§ Record extracts:
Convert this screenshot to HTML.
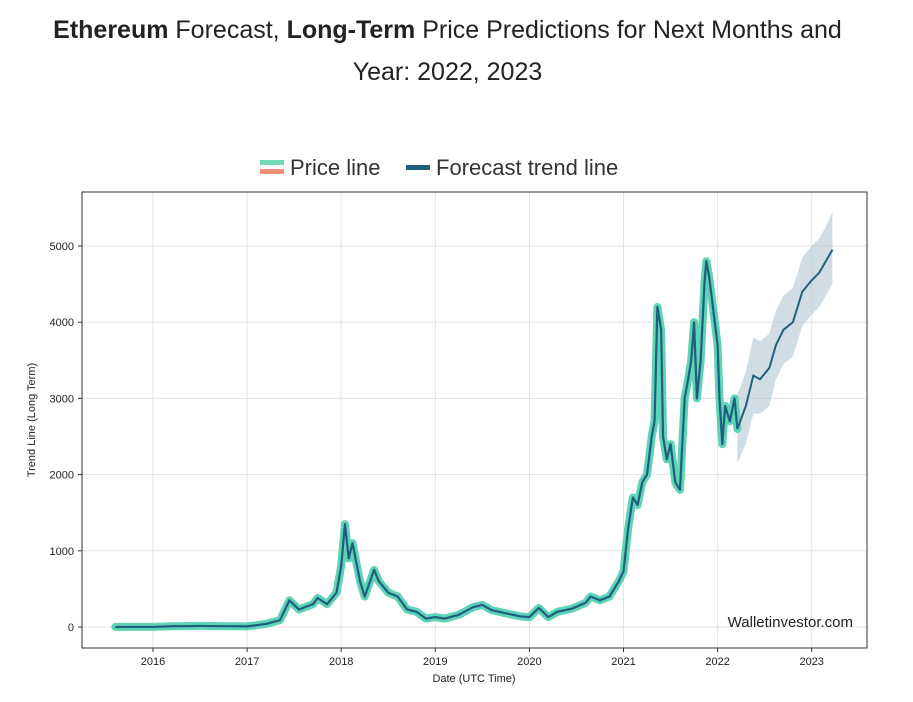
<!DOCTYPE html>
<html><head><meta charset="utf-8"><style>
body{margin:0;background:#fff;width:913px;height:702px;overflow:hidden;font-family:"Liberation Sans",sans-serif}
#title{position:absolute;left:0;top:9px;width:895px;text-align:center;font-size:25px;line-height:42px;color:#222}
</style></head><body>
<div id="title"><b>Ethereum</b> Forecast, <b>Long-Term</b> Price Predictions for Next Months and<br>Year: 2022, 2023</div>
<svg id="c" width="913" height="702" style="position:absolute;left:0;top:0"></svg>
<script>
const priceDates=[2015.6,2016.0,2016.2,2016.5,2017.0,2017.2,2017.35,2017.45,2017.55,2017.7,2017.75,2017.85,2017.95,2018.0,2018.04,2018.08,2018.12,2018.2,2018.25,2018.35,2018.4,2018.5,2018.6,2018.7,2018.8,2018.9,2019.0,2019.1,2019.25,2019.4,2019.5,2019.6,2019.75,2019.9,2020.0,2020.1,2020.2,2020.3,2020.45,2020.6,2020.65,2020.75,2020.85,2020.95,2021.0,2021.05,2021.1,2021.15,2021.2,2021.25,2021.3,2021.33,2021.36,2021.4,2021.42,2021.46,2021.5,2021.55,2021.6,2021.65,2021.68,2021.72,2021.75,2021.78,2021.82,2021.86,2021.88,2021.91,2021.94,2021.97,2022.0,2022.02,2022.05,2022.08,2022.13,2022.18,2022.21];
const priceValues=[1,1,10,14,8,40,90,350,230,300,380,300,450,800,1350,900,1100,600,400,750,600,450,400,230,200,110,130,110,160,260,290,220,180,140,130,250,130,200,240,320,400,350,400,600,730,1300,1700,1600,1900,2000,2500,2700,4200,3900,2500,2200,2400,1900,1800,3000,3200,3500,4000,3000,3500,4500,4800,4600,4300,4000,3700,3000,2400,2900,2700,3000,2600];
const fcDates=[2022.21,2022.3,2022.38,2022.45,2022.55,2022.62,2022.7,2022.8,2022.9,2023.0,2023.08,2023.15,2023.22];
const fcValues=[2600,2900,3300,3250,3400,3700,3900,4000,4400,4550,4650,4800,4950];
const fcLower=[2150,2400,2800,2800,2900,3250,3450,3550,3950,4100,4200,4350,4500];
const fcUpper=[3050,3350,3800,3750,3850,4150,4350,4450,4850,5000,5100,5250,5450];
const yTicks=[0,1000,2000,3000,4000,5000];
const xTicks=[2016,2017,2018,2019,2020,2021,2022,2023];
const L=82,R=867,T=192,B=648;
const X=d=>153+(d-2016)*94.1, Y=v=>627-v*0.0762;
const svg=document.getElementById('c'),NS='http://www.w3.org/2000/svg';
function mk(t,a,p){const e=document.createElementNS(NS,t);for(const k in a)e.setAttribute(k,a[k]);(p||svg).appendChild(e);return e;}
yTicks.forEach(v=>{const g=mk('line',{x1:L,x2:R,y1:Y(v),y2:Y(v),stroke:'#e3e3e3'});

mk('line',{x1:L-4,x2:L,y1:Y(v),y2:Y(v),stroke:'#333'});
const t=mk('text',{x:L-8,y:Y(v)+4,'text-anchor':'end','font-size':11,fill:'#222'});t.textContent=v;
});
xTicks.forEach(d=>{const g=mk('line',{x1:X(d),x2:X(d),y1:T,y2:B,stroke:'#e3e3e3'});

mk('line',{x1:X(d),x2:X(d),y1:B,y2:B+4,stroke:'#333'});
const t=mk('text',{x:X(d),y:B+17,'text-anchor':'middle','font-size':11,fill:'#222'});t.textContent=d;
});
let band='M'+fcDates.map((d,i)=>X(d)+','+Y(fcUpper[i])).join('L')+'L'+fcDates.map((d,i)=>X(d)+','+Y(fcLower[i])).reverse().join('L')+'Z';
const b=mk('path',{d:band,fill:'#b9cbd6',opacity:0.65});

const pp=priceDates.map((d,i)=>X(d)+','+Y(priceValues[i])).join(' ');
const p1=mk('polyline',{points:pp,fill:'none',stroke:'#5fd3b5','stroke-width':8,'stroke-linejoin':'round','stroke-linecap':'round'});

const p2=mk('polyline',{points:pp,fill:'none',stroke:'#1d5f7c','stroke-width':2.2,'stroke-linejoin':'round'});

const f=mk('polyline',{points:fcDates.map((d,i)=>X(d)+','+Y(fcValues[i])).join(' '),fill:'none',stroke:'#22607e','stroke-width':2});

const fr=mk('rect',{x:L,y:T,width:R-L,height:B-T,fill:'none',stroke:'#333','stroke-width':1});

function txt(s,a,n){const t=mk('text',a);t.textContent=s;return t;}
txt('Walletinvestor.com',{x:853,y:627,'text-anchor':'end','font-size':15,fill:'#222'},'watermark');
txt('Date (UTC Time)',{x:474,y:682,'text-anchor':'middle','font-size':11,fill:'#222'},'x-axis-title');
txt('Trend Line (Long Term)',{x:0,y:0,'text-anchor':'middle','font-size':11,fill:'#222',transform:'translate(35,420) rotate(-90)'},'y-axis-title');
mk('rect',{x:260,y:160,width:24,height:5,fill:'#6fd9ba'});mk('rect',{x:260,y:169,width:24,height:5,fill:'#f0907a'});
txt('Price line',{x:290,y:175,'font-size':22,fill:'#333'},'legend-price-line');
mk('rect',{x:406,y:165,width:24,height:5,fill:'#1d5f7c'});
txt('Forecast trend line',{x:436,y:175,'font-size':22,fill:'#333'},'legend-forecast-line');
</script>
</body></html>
* * *
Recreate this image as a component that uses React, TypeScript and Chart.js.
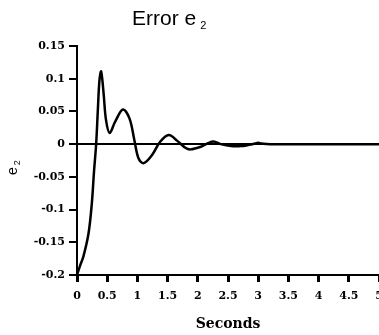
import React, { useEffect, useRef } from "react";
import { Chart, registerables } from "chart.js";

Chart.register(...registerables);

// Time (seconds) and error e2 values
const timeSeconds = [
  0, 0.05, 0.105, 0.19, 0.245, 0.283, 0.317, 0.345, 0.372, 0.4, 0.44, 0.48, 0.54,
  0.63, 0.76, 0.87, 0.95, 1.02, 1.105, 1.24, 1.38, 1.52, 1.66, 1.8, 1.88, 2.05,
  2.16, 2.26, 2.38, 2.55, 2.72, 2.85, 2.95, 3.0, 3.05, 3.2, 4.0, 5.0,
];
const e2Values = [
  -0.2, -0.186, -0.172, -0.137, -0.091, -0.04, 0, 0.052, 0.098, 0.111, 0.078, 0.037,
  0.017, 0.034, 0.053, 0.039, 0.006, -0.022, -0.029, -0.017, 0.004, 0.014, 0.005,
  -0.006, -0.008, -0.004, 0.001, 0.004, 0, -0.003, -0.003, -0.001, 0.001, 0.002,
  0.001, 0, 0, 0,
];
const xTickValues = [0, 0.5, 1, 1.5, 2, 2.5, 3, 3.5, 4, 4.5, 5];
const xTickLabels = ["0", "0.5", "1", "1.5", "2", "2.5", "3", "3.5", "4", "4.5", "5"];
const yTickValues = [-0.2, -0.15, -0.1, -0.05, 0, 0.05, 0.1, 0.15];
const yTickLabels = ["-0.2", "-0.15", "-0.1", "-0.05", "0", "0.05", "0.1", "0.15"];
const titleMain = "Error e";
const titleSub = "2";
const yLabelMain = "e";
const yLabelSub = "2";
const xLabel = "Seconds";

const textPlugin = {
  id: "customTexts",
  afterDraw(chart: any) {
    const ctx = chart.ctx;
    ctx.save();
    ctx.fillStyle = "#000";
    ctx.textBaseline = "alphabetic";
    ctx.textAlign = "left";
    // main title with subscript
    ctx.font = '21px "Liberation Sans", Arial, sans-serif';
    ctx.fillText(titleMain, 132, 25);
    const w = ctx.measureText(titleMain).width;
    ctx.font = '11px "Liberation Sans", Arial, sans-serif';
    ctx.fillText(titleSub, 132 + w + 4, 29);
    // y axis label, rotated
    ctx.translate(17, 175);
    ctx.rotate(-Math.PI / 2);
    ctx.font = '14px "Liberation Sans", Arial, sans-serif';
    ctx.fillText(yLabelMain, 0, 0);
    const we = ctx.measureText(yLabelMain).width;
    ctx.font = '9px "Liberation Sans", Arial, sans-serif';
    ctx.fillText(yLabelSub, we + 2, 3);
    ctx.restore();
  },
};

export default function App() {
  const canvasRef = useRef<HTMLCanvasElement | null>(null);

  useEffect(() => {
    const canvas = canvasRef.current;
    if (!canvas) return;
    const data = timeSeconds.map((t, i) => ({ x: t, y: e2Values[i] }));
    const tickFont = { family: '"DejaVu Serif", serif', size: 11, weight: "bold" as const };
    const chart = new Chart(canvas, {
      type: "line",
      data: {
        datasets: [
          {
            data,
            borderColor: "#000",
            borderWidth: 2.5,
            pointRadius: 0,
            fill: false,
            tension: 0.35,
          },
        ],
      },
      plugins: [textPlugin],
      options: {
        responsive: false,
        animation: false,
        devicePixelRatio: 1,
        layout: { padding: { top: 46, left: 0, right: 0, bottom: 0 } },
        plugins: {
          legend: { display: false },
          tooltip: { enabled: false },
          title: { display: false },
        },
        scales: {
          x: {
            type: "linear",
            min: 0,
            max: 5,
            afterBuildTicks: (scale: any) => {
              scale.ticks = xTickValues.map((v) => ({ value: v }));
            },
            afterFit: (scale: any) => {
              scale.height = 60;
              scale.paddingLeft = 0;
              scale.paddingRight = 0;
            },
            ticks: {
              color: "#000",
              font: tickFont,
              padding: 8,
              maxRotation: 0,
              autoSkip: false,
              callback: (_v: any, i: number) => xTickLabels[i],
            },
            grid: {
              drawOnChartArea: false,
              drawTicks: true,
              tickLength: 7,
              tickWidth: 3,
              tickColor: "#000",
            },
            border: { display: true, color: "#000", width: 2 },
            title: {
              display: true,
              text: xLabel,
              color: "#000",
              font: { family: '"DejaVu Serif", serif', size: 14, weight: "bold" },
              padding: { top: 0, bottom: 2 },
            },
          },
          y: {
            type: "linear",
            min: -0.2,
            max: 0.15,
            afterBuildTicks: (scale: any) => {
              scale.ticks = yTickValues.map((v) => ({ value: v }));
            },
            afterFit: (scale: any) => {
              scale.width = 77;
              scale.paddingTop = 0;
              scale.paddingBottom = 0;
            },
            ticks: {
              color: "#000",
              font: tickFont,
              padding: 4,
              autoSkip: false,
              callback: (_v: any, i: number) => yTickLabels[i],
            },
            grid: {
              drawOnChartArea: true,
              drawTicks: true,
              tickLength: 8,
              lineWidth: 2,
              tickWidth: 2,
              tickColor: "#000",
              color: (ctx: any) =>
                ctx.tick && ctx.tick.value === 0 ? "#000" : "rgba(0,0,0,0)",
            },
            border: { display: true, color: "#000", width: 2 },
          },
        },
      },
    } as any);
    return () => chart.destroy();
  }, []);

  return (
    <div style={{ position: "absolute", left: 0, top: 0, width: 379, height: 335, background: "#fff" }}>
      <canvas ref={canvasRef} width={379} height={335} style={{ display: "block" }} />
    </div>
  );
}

§ Work to complete: Go through the records and show every line with the string "React" in it.

§ Reply:
Recreate this image as a component that uses React, TypeScript and Chart.js.
import React, { useEffect, useRef } from "react";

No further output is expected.